A crise econômica desarticulou o significante-mestre e fez das massas cínicas proletárias órfãos da morte do capitalismo dependente e associado. Sobrou na cadeia lulista da sociedade de significantes bolivariano as massas subproletárias do programa bolsa família (principalmente do Norte e Nordeste) mantidas pelo Estado ou aquelas massas emergentes para o andar da classe média baixa (a partir da economia política de FHC que prosperou no tempo de Lula) caídas em desgraça com a crise urbana da economia brasileira no governo Dilma Rousseff.
                                                                              IV

A queda de Dilma se deve a passagem do capitalismo industrial dependente e associado para o capitalismo neocolonial do terceiro-mundo. Dilma começou a instalação da política de desarticulação da articulação da hegemonia do capitalismo dependente e associado gerando um vazio ideológico de saber com a saída das massas cínicas proletárias industriais do campo de poder bolivariano. Este fenômeno era inevitável.  

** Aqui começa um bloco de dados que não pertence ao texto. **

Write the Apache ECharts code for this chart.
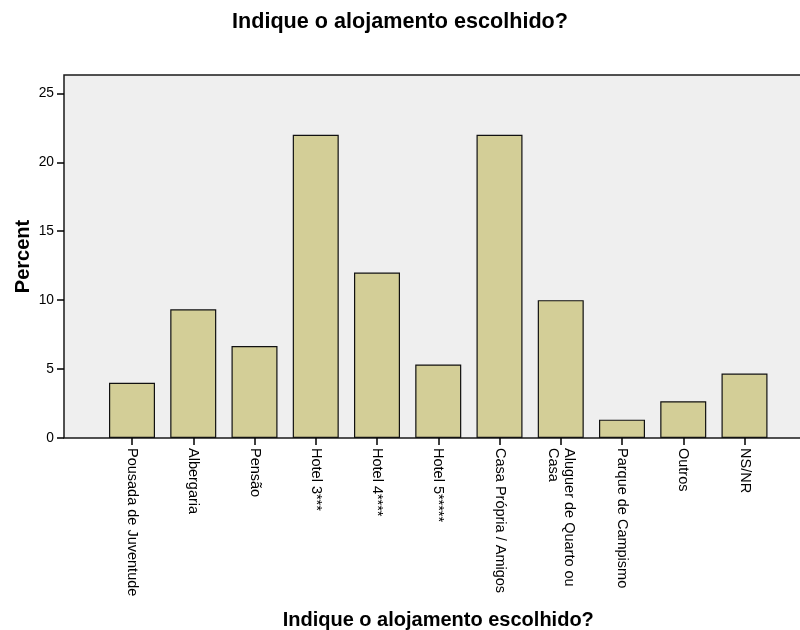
<!DOCTYPE html>
<html>
<head>
<meta charset="utf-8">
<script src="https://cdn.jsdelivr.net/npm/echarts@6/dist/echarts.min.js"></script>
<style>
  html, body { margin: 0; padding: 0; background: #fff; }
  #chart { width: 800px; height: 630px; }
</style>
</head>
<body>
<div id="chart"></div>
<script>
// Accommodation types and the share (%) of answers for each
const categories = [
  'Pousada de Juventude',
  'Albergaria',
  'Pensão',
  'Hotel 3***',
  'Hotel 4****',
  'Hotel 5*****',
  'Casa Própria / Amigos',
  'Aluguer de Quarto ou\nCasa',
  'Parque de Campismo',
  'Outros',
  'NS/NR'
];
const percents = [4.0, 9.33, 6.67, 22.0, 12.0, 5.33, 22.0, 10.0, 1.33, 2.67, 4.67];
const yTicks = [0, 5, 10, 15, 20, 25];

const titleText = 'Indique o alojamento escolhido?';
const yName = 'Percent';

const FONT = "'Liberation Sans', Arial, sans-serif";
const Y_MAX = 26.33;

const chart = echarts.init(document.getElementById('chart'), null, { renderer: 'canvas' });

chart.setOption({
  animation: false,
  backgroundColor: '#ffffff',
  title: {
    text: titleText,
    left: 'center',
    top: 6,
    textStyle: { fontFamily: FONT, fontSize: 21.6, fontWeight: 'bold', color: '#000' }
  },
  grid: [
    // framed plot area (extends a little past the right edge)
    { left: 64, top: 75, width: 748, bottom: 192, show: true, outerBoundsMode: 'none',
      backgroundColor: '#EFEFEF', borderColor: '#1a1a1a', borderWidth: 1.5, containLabel: false },
    // inner band used to place the bars
    { left: 101.375, top: 75, width: 673.75, bottom: 192, outerBoundsMode: 'none', containLabel: false }
  ],
  xAxis: [
    { type: 'category', gridIndex: 0, data: [''], show: false },
    {
      type: 'category', gridIndex: 1, data: categories,
      boundaryGap: true,
      axisLine: { show: false },
      axisTick: { show: true, alignWithLabel: true, length: 7, lineStyle: { color: '#000', width: 1.5 } },
      axisLabel: {
        rotate: -90, margin: 10, interval: 0,
        fontFamily: FONT, fontSize: 14.5, color: '#000', lineHeight: 16
      },
      name: titleText,
      nameLocation: 'middle',
      nameGap: 172,
      nameMoveOverlap: false,
      nameTextStyle: { fontFamily: FONT, fontSize: 20, fontWeight: 'bold', color: '#000' }
    }
  ],
  yAxis: [
    {
      type: 'value', gridIndex: 0, min: 0, max: Y_MAX,
      splitLine: { show: false },
      axisLine: { show: false },
      axisTick: { show: true, length: 7, customValues: yTicks, lineStyle: { color: '#000', width: 1.5 } },
      axisLabel: { customValues: yTicks, margin: 10, fontFamily: FONT, fontSize: 13.8, color: '#000' },
      name: yName,
      nameLocation: 'middle',
      nameRotate: 90,
      nameGap: 31,
      nameMoveOverlap: false,
      nameTextStyle: { fontFamily: FONT, fontSize: 20, fontWeight: 'bold', color: '#000' }
    },
    { type: 'value', gridIndex: 1, min: 0, max: Y_MAX, show: false }
  ],
  series: [{
    type: 'bar',
    xAxisIndex: 1,
    yAxisIndex: 1,
    data: percents,
    barWidth: 46,
    itemStyle: { color: '#D3CE97', borderColor: '#111', borderWidth: 1.2 }
  }]
});
</script>
</body>
</html>
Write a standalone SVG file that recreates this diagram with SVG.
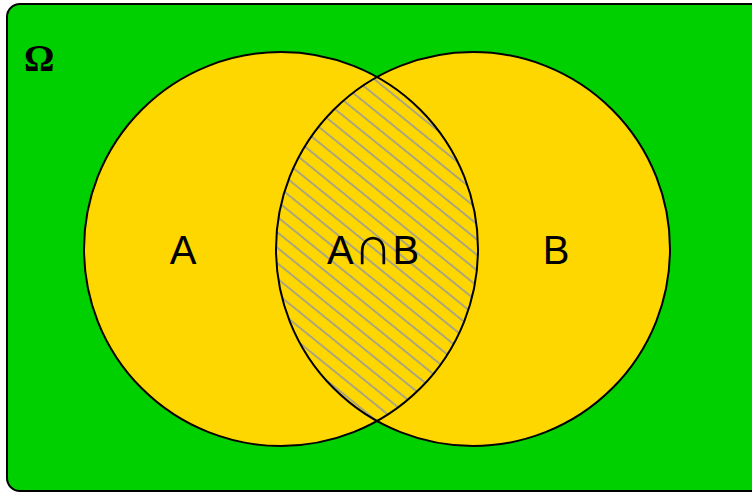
<svg xmlns="http://www.w3.org/2000/svg" width="752" height="492" viewBox="0 0 752 492">
<style>
.set{fill:#FFD700;stroke:none}
.outline{fill:none;stroke:#000;stroke-width:2}
.lbl{font-family:"Liberation Sans",Arial,sans-serif;font-size:40px;fill:#000;text-anchor:middle}
.cap{font-size:54px}
.omega{font-family:"Liberation Serif","Times New Roman",serif;font-size:38px;font-weight:bold;fill:#000}
</style>
<defs>
<pattern id="hatch" width="12" height="12" patternUnits="userSpaceOnUse" patternTransform="rotate(39)">
<line x1="0" y1="6" x2="12" y2="6" stroke="#9a9a9a" stroke-width="1.6"/>
</pattern>
<clipPath id="clipA"><circle cx="281" cy="249" r="197"/></clipPath>
</defs>
<g id="omega">
<rect x="7" y="4" width="770" height="487" rx="13" ry="13" fill="#00D000" stroke="#000" stroke-width="2"/>
<text class="omega" x="24" y="71">Ω</text>
</g>
<g id="setA">
<circle class="set" cx="281" cy="249" r="197"/>
</g>
<g id="setB">
<circle class="set" cx="473" cy="249" r="197"/>
</g>
<g id="intersection">
<circle cx="473" cy="249" r="197" fill="url(#hatch)" clip-path="url(#clipA)"/>
</g>
<g id="outlines">
<circle class="outline" cx="281" cy="249" r="197"/>
<circle class="outline" cx="473" cy="249" r="197"/>
</g>
<text class="lbl" x="183" y="264">A</text>
<text class="lbl" x="373" y="264">A<tspan class="cap">∩</tspan>B</text>
<text class="lbl" x="556" y="264">B</text>
</svg>
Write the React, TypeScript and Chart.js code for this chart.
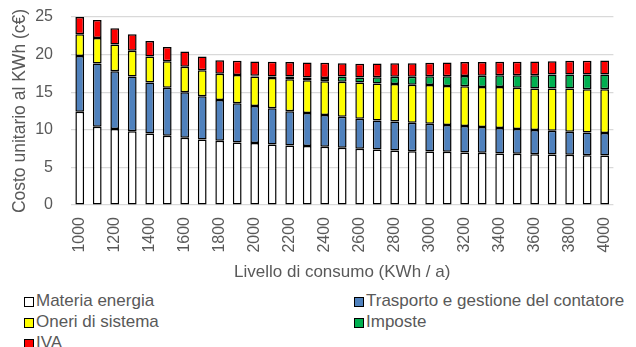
import React, { useEffect, useRef } from "react";
import { Chart, registerables } from "chart.js";

Chart.register(...registerables);

const categories = [
  "1000", "1100", "1200", "1300", "1400", "1500", "1600", "1700", "1800", "1900",
  "2000", "2100", "2200", "2300", "2400", "2500", "2600", "2700", "2800", "2900",
  "3000", "3100", "3200", "3300", "3400", "3500", "3600", "3700", "3800", "3900", "4000",
];

const materiaEnergia = [12.4, 10.4, 10.1, 9.8, 9.5, 9.2, 8.94, 8.72, 8.54, 8.32, 8.23, 8.05, 7.92, 7.83, 7.74, 7.6, 7.47, 7.38, 7.25, 7.16, 7.1, 7.07, 6.98, 6.94, 6.85, 6.8, 6.76, 6.72, 6.67, 6.63, 6.58];
const trasporto = [7.4, 8.4, 7.7, 7.3, 6.8, 6.4, 6.06, 5.74, 5.43, 5.2, 4.94, 4.81, 4.54, 4.4, 4.23, 4.14, 4.01, 3.87, 3.87, 3.78, 3.7, 3.56, 3.52, 3.42, 3.38, 3.3, 3.2, 3.15, 3.07, 3.02, 2.98];
const oneriSistema = [2.9, 3.4, 3.55, 3.4, 3.45, 3.5, 3.4, 3.47, 3.47, 3.78, 3.91, 4.04, 4.27, 4.37, 4.49, 4.66, 4.8, 4.9, 4.98, 5.06, 5.17, 5.21, 5.29, 5.34, 5.47, 5.5, 5.54, 5.63, 5.74, 5.75, 5.84];
const imposte = [0, 0, 0, 0, 0, 0, 0, 0, 0, 0, 0.1, 0.2, 0.35, 0.35, 0.44, 0.68, 0.67, 0.85, 0.94, 1.04, 1.16, 1.29, 1.38, 1.5, 1.56, 1.66, 1.76, 1.85, 1.87, 1.95, 1.95];
const iva = [2.3, 2.4, 2.15, 2.2, 2.05, 1.9, 2.0, 1.82, 1.82, 1.87, 1.9, 1.94, 1.92, 2.0, 2.0, 1.78, 1.82, 1.8, 1.82, 1.82, 1.77, 1.82, 1.83, 1.8, 1.78, 1.78, 1.82, 1.78, 1.82, 1.82, 1.85];

const yTicks = [0, 5, 10, 15, 20, 25];

const seriesNames = ["Materia energia", "Trasporto e gestione del contatore", "Oneri di sistema", "Imposte", "IVA"];
const seriesColors = ["#FFFFFF", "#4F81BD", "#FFFF00", "#00B050", "#FF0000"];

const FONT = "'Liberation Sans', Arial, sans-serif";
const TEXT = "#595959";

export default function App() {
  const ref = useRef<HTMLCanvasElement | null>(null);

  useEffect(() => {
    if (!ref.current) return;
    const values = [materiaEnergia, trasporto, oneriSistema, imposte, iva];
    const chart = new Chart(ref.current, {
      type: "bar",
      data: {
        labels: categories,
        datasets: values.map((v, i) => ({
          label: seriesNames[i],
          data: v,
          backgroundColor: seriesColors[i],
          borderColor: "#000000",
          borderWidth: 1.5,
          borderSkipped: false,
          barPercentage: 0.5,
          categoryPercentage: 1,
        })),
      },
      options: {
        responsive: false,
        animation: false,
        devicePixelRatio: 1,
        layout: { padding: { top: 17, right: 9, left: 0, bottom: 0 } },
        plugins: { legend: { display: false }, tooltip: { enabled: false } },
        scales: {
          x: {
            stacked: true,
            grid: { display: false, drawTicks: false },
            border: { display: false },
            afterFit: (s: any) => { s.height = 85; },
            ticks: {
              autoSkip: false,
              minRotation: 90,
              maxRotation: 90,
              padding: 12,
              color: TEXT,
              font: { family: FONT, size: 16 },
              callback: (_v: any, i: number) => (i % 2 === 0 ? categories[i] : ""),
            },
            title: {
              display: true,
              text: "Livello di consumo (KWh / a)",
              color: TEXT,
              font: { family: FONT, size: 17 },
              padding: { top: 0, bottom: 7 },
            },
          },
          y: {
            stacked: true,
            min: 0,
            max: 25,
            afterFit: (s: any) => {
              s.width = 71;
              s.paddingTop = 0;
              s.paddingBottom = 0;
            },
            afterBuildTicks: (s: any) => { s.ticks = yTicks.map((v) => ({ value: v })); },
            grid: { color: "#D9D9D9", lineWidth: 1.2, drawTicks: false },
            border: { display: false },
            ticks: {
              padding: 18,
              color: TEXT,
              font: { family: FONT, size: 16 },
            },
            title: {
              display: true,
              text: "Costo unitario al KWh (c€)",
              color: TEXT,
              font: { family: FONT, size: 17.5 },
              padding: { top: 10, bottom: 0 },
            },
          },
        },
      },
    });
    return () => chart.destroy();
  }, []);

  const legendPos = [
    { left: 24, top: 290 },
    { left: 354, top: 290 },
    { left: 24, top: 311 },
    { left: 354, top: 311 },
    { left: 24, top: 332 },
  ];

  return (
    <div style={{ position: "fixed", left: 0, top: 0, width: 636, height: 347, background: "#fff", overflow: "hidden" }}>
      <canvas ref={ref} width={636} height={290} style={{ position: "absolute", left: 0, top: 0, width: 636, height: 290 }} />
      {seriesNames.map((name, i) => (
        <div
          key={name}
          style={{
            position: "absolute",
            left: legendPos[i].left,
            top: legendPos[i].top,
            height: 21,
            lineHeight: "21px",
            fontFamily: FONT,
            fontSize: 17,
            color: TEXT,
            whiteSpace: "nowrap",
            display: "flex",
            alignItems: "center",
          }}
        >
          <span
            style={{
              display: "inline-block",
              width: 8,
              height: 8,
              border: "1.5px solid #000",
              background: seriesColors[i],
              marginRight: 2,
              marginTop: 3,
            }}
          />
          <span>{name}</span>
        </div>
      ))}
    </div>
  );
}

Sem a ideologia industrial paulista Dilma não podia apelar para a ideologia do capitalismo de commodities? O problema é claro! O capitalismo de commodities não gerou uma ideologia capitalista, deixando Dilma solta no ar. Ao flertar com a hegemonia do Banco, Dilma entrou numa viagem neoliberal desvinculada do globalismo.

O neoliberalismo de Rousseff fez ataques econômicos à classe média (principalmente à universidade estatal federal) que era a base social e intelectual da gramática do bolivariano. Fez ataques a outros setores do bolivariano enfraquecendo o laço gramatical entre o poder petista e os de baixo. Mas aí já nos encontramos no segundo governo Dilma.

Em 2013, um artefato histórico foi produzido pela passagem do capitalismo dependente para o capitalismo neocolonial latino, antecipadamente. Nas grandes capitais, massas sujeito gramatical grau zero bolivariano se movimentaram contra a sua condição urbana dentro do capitalismo neocolonial do terceiro-mundo latino. Dilma não entendeu que estas massas iriam substituir as massas cínicas proletárias no campo da gramática de poder do bolivariano. A política de Dilma não permitia criatividade, pois, era uma política inercial. Se deixava levar pela correnteza!    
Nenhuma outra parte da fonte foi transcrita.